Pensions hike tax rate in Kingsford
By JIM ANDERSON
KINGSFORD – Kingsford’s city government tax rate will climb by 0.356 mills – an increase of 1.6 percent – under a proposed 2014-15 fiscal year budget.
A public hearing is scheduled for 6:30 p.m. Monday at city hall.
The proposed new rate is 22.352 mills. The increase is due to a rise in the levy for police and firefighters pensions, which will go to 3.435 mills, up 0.352 mills. The pension millage is based on actuarial calculations and certification by the Police and Firemen’s Pension Board.
The rest of the city levy breaks down as follows:
– 17.222 mills for the general operating fund, the same as the current rate.
– 1.195 mills for the public works facility debt service, an increase of 0.004 mills. This millage is based on an amortization schedule and reflects a bond refinancing that cut the interest rate from 4.75 percent to 2.7 percent on May 1, 2013.

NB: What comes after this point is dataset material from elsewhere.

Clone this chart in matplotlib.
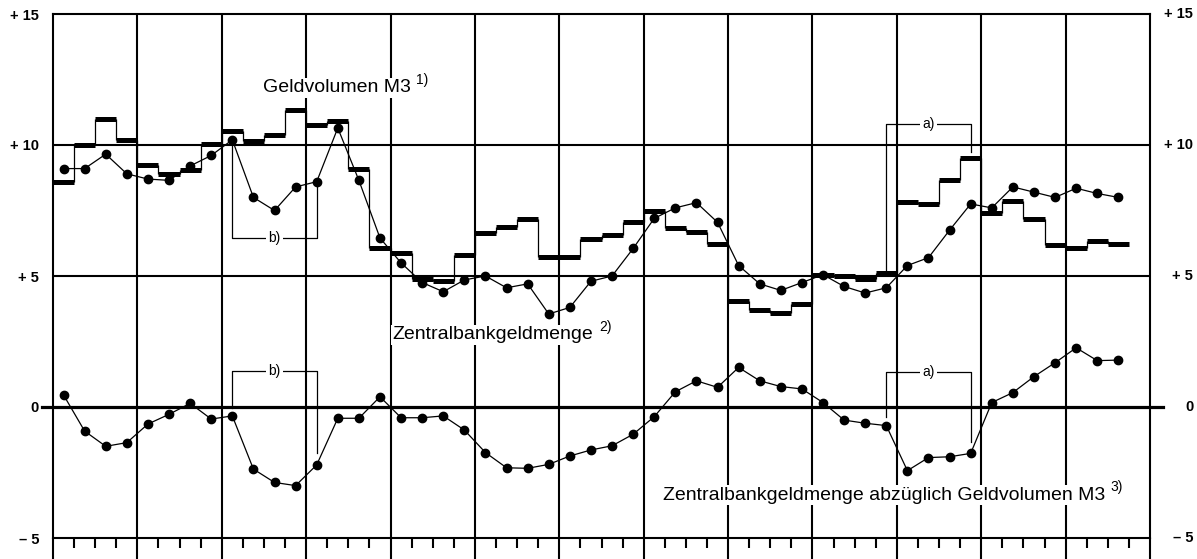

– 0.5 mills for city roads and streets, the same as the current rate, and approved by voters in a county-wide vote in February 2012.
On a home worth $90,000 (taxable value of $45,000), the tax rate increase of 0.356 mills amounts to $16.02.
The city plans to reduce its current fund balance – estimated at $1.2 million – by $200,000 in the upcoming year. That money will be used to provide $140,000 for paving projects and $60,000 for the capital equipment fund, said City Manager Tony Edlebeck.
Spending on local street paving is projected at $175,000, which includes $63,000 generated by the 0.5-mill road levy. An additional $50,000 will be spent on alley paving. A schedule of projects must yet be finalized.
Separately, work will take place this summer on the previously announced Westwood Avenue project (0.9 miles from Woodward Avenue south to Garfield Street). A grant from the Michigan Department of Transportation is covering 80 percent of the projected $270,000 cost.
The purchase of a garbage truck is planned this fiscal year at an estimated $190,000. That will be paid through the $60,000 spend-down of the general fund balance, a general fund contribution of $90,000, and $40,000 from the equipment fund.
A balance of $110,000 will remain in the equipment fund towards the planned purchase of a fire truck in 2018-19 at an estimated $350,000.
The city’s tax base is down nearly $150,000 as the total of all taxable valuations is projected at $126.83 million. Real property is up by more than $200,000, but both the personal property and industrial facility tax categories are down.
Total anticipated city revenue from property taxes will rise by $42,000, reaching $2.83 million, an increase of 1.5 percent.
The city’s operating levy is below what it was at the start of the century but the pension millage has gone up dramatically. In 2001, the city levied 17.306 mills for general operations and 0.862 mills for police and fire pensions.
Edlebeck said some future relief is expected as pension multipliers have been reduced for new public safety department hirers. An improving economy would also be a factor, he said.
The proposed pension levy of 3.435 mills will generate $435,723, which represents 15.4 percent of the total property taxes collected for the city’s use.
Previously, the city council approved an increase in sewer rates that will take effect July 1. The increase of 56 cents per 1,000 gallons was recommended by the joint Iron Mountain-Kingsford sewage board for improvements at the wastewater treatment plant. According to U.S. estimates, an average household of three uses about 9,000 gallons of water a month, which equates to an increase of about $5 monthly.
Despite a tipping fee increase at the Dickinson County Solid Waste Processing Facility in Quinnesec, no increase is currently planned in Kingsford’s garbage collection fees, Edlebeck said.